DP = fftshift(fft2(M));
imagesc(abs(DP))
axis image

The left image is the original optical mask. The right image is the result from applying the Fourier transform to the mask.

Prepare myFFT for Kernel Creation

Create an entry-point function myFFT that computes the 2-D Fourier transform of the mask by using the fft2 function. Use the fftshift function to rearrange the output so that the zero-frequency component is at the center. To map this function to a GPU kernel, place the coder.gpu.kernelfun pragma within the function.

function [DP] = myFFT(M)

coder.gpu.kernelfun();

DP = fftshift(fft2(M));

Generated CUDA Code

When you generate CUDA® code, GPU Coder™ creates function calls (cufftEnsureInitialization) to initialize the cuFFT library, perform FFT operations, and release hardware resources that the cuFFT library uses. A snippet of the generated CUDA code is:

void myFFT(myFFTStackData *SD, const real_T M[1048576], creal_T DP[1048576])
 {
  ...
  cudaMemcpy((void *)gpu_M, (void *)M, 8388608ULL, cudaMemcpyHostToDevice);
  myFFT_kernel1<<<dim3(2048U, 1U, 1U), dim3(512U, 1U, 1U)>>>(gpu_M, gpu_b);
  cufftEnsureInitialization(1024, CUFFT_D2Z, 1024, 1024);
  cufftExecD2Z(*cufftGlobalHandlePtr, (cufftDoubleReal *)&gpu_b[0],
               (cufftDoubleComplex *)&gpu_y1[0]);
  ...
  myFFT_kernel2<<<dim3(2048U, 1U, 1U), dim3(512U, 1U, 1U)>>>(gpu_y1, gpu_y);
  cufftEnsureInitialization(1024, CUFFT_Z2Z, 1024, 1024);
  cufftExecZ2Z(*cufftGlobalHandlePtr, (cufftDoubleComplex *)&gpu_y[0],
               (cufftDoubleComplex *)&gpu_DP[0], CUFFT_FORWARD);
  ...
  cufftEnsureDestruction();
  ...
 }

The first cudaMemcpy function call transfers the 1024x1024 double-valued input M to the GPU memory.
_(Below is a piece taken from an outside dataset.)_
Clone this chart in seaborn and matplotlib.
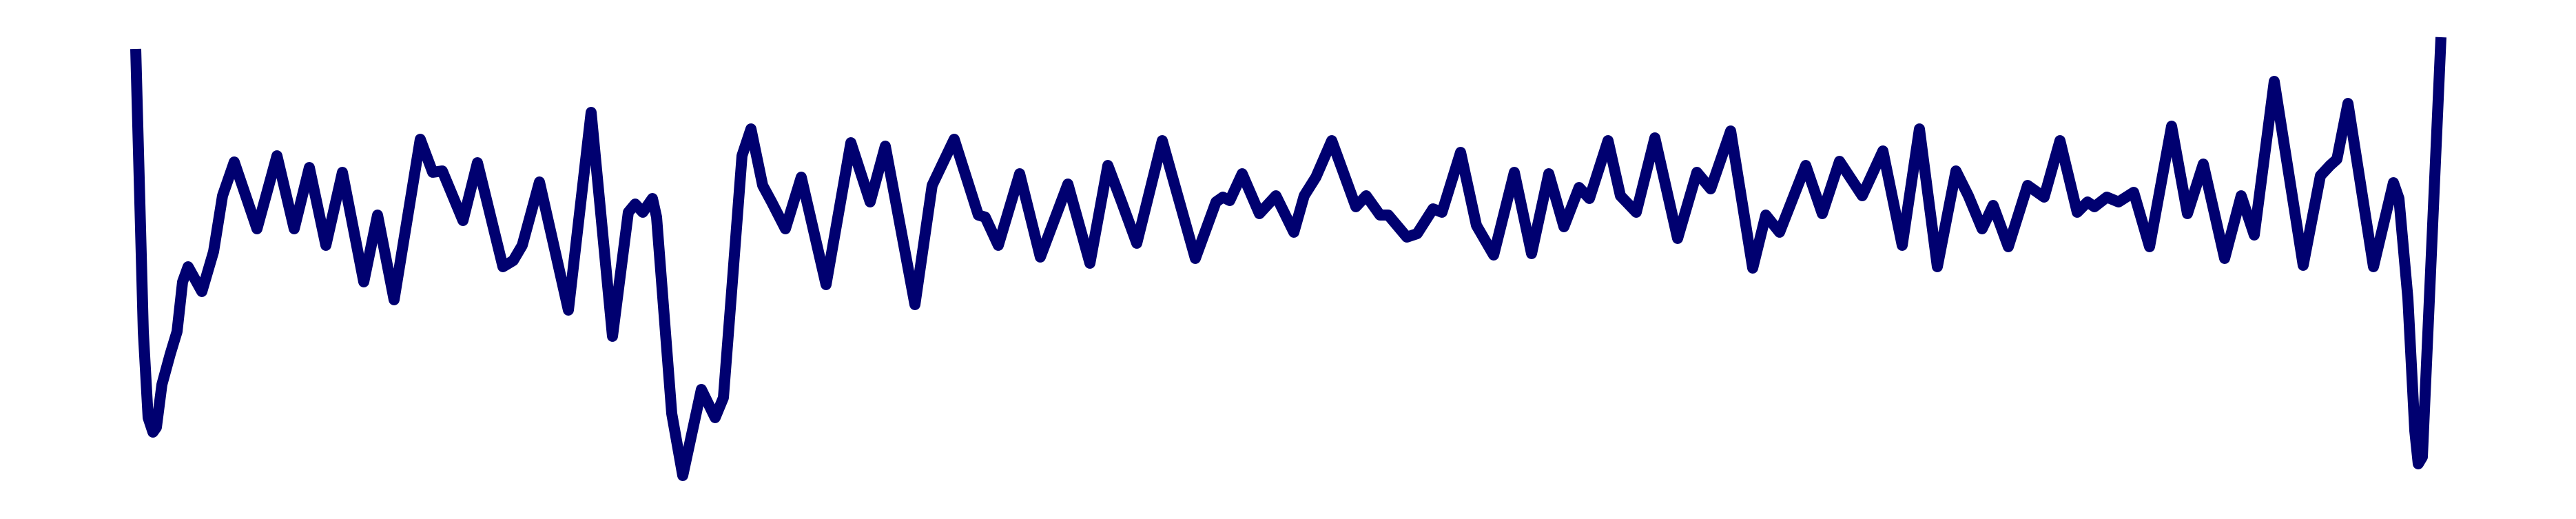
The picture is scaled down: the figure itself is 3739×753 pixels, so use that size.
import numpy as np
import pandas as pd
import matplotlib
matplotlib.use("Agg")
import matplotlib.pyplot as plt
import seaborn as sns

# sample position and signal amplitude
t = [0, 11, 15, 18, 25, 30, 38, 50, 60, 68, 76, 96, 113, 126, 143, 176, 205, 230,
     252, 276, 300, 331, 351, 375, 413, 431, 445, 475, 496, 533, 548, 561, 586, 628,
     661, 692, 715, 725, 736, 750, 756, 778, 794, 821, 841, 853, 866, 880, 893, 910,
     923, 943, 966, 1002, 1038, 1066, 1088, 1131, 1156, 1188, 1223, 1233, 1252, 1283,
     1313, 1353, 1385, 1411, 1431, 1453, 1490, 1538, 1568, 1578, 1588, 1606, 1631,
     1655, 1681, 1696, 1713, 1736, 1771, 1786, 1806, 1818, 1845, 1860, 1883, 1896,
     1923, 1946, 1971, 2001, 2026, 2051, 2073, 2095, 2110, 2137, 2155, 2178, 2205,
     2238, 2266, 2286, 2315, 2347, 2366, 2386, 2424, 2448, 2473, 2506, 2536, 2564,
     2589, 2615, 2642, 2660, 2680, 2696, 2718, 2746, 2770, 2793, 2818, 2833, 2843,
     2861, 2878, 2900, 2923, 2955, 2978, 3001, 3032, 3056, 3075, 3104, 3146, 3171,
     3185, 3195, 3211, 3248, 3277, 3285, 3298, 3308, 3313, 3319, 3346]
signal = [309, -101, -173, -226, -247, -240, -178, -134, -101, -29, -7, -43, 15, 96,
          145, 48, 154, 48, 137, 24, 130, -29, 68, -55, 178, 130, 132, 60, 144, -7, 2,
          24, 116, -70, 217, -108, 72, 84, 72, 92, 65, -220, -310, -185, -226, -197,
          -29, 154, 193, 111, 87, 48, 123, -33, 173, 87, 168, -62, 111, 178, 68, 65,
          24, 128, 7, 113, -2, 140, 87, 27, 176, 5, 87, 94, 89, 128, 70, 96, 43, 96,
          123, 176, 80, 96, 68, 68, 36, 41, 77, 72, 159, 53, 10, 130, 12, 128, 51, 108,
          92, 176, 96, 72, 180, 34, 130, 106, 190, -9, 68, 43, 140, 70, 146, 96, 161,
          24, 193, -7, 132, 96, 48, 82, 22, 111, 94, 176, 72, 87, 80, 94, 87, 101, 22,
          197, 70, 142, 5, 96, 39, 262, -5, 125, 140, 149, 230, -7, 115, 92, -53, -245,
          -293, -283, 326]

df = pd.DataFrame({"t": t, "signal": signal})

sns.set_style("white")
fig = plt.figure(figsize=(37.39, 7.53), dpi=100)
ax = fig.add_axes([0, 0, 1, 1])

sns.lineplot(data=df, x="t", y="signal", ax=ax, color="#000070", linewidth=11.5,
             sort=False, estimator=None)
for line in ax.get_lines():
    line.set_solid_joinstyle("round")
    line.set_solid_capstyle("butt")

ax.set_xlim(-197, 3542)
ax.set_ylim(-373, 380)
ax.set_axis_off()

fig.savefig("out.png", dpi=100, facecolor="white")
The myFFT_kernel1 kernel performs pre-processing of the input data before the cuFFT library calls. The two-dimensional Fourier transform call fft2 is equivalent to computing fft(fft(M).').'. Because batched transforms generally have higher performance compared to single transforms, GPU Coder has two 1-D cuFFT calls cufftExecD2Z to compute the double-precision real-to-complex forward transform of the input M followed by cufftExecZ2Z to perform the double-precision complex-to-complex transform of the result. The cufftEnsureDestruction() call destroys and frees GPU resources associated with the cuFFT library call.